But the speaker, Anthony Alexander, the chief executive of FirstEnergy Corp., offered a vigorous defense of that 20th century invention nuclear power. And he was even more adamant about the value of the 19th century's key energy source coal.
In this century, power companies are facing "far more intrusive and disruptive" interference from government than ever before, Alexander said Tuesday.
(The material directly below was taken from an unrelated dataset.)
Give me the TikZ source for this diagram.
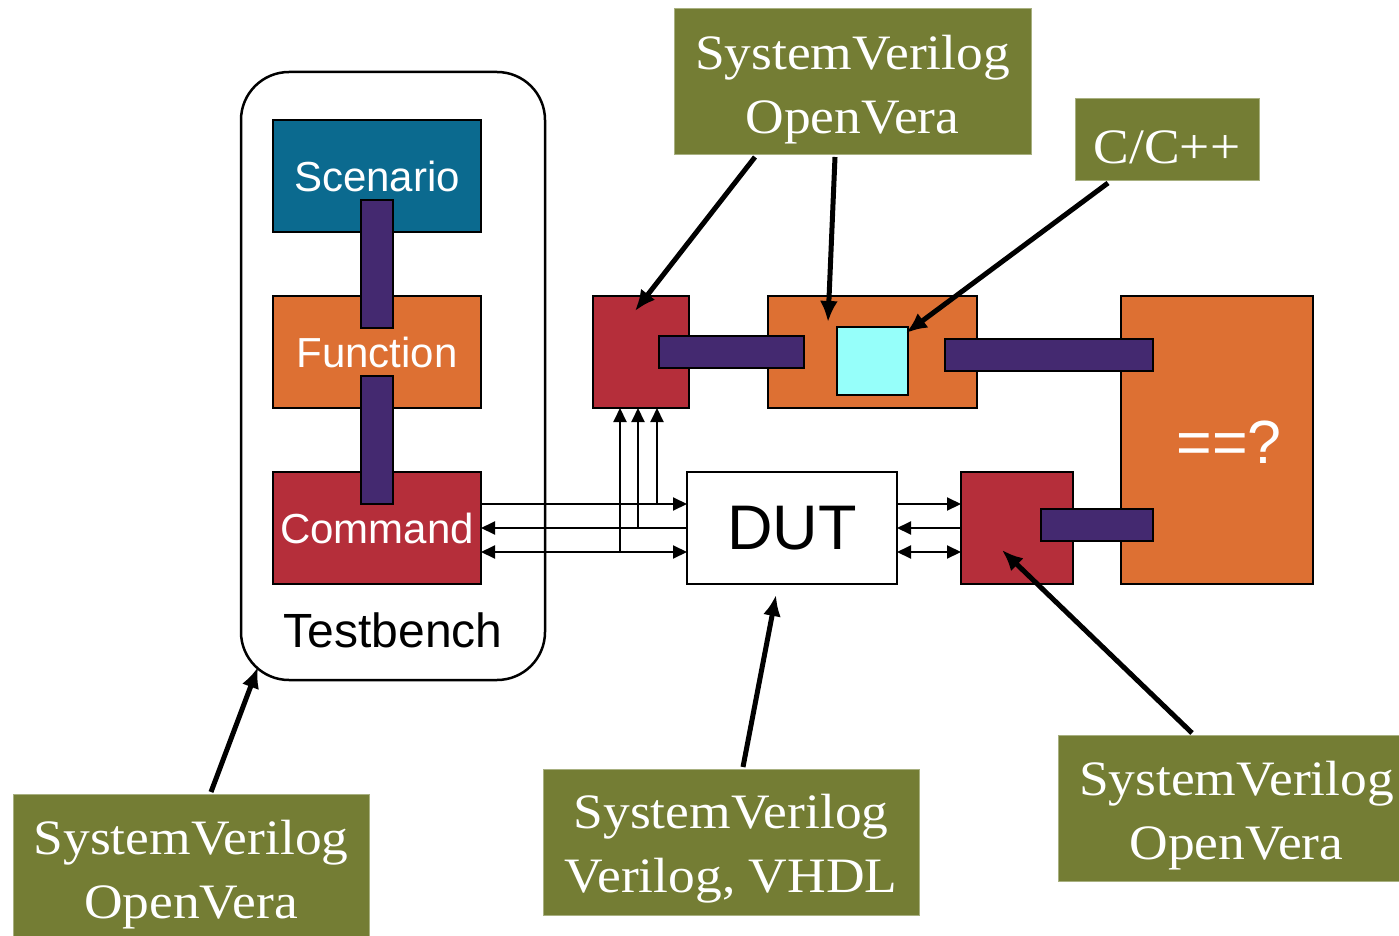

The Chamber event came in advance of Thursday's Senate Energy Committee hearing on the reliability of the electric grid.
Alexander heads the Akron-based holding company that can trace its lineage to the 1893 founding of Akron Electric Light and Power Co.
Unlike the past, "electricity is under attack in our country," he said. "I believe state and federal policymakers are manipulating the supply and demand and distorting markets for electricity to further advance the 'war on coal,'" he said.
Alexander said energy efficiency, renewable power, distributed generation, micro grids, roof-top solar and demand reduction may play "some role" in the future, but "they are not substitutes for what has worked."
What works are the 19th and 20th centuries' "real generating assets such as coal, nuclear and natural gas," he said.
On Thursday, Cheryl Roberto of the Environmental Defense Fund, will testify at the Senate hearing. In her prepared remarks, she plans to say that "the electricity systems we built in the last century, and the regulations that govern them, are no longer adequate either to ensure reliability, or to accommodate the rapid changes in technology, consumer needs, environmental standards, or the changing marketplace."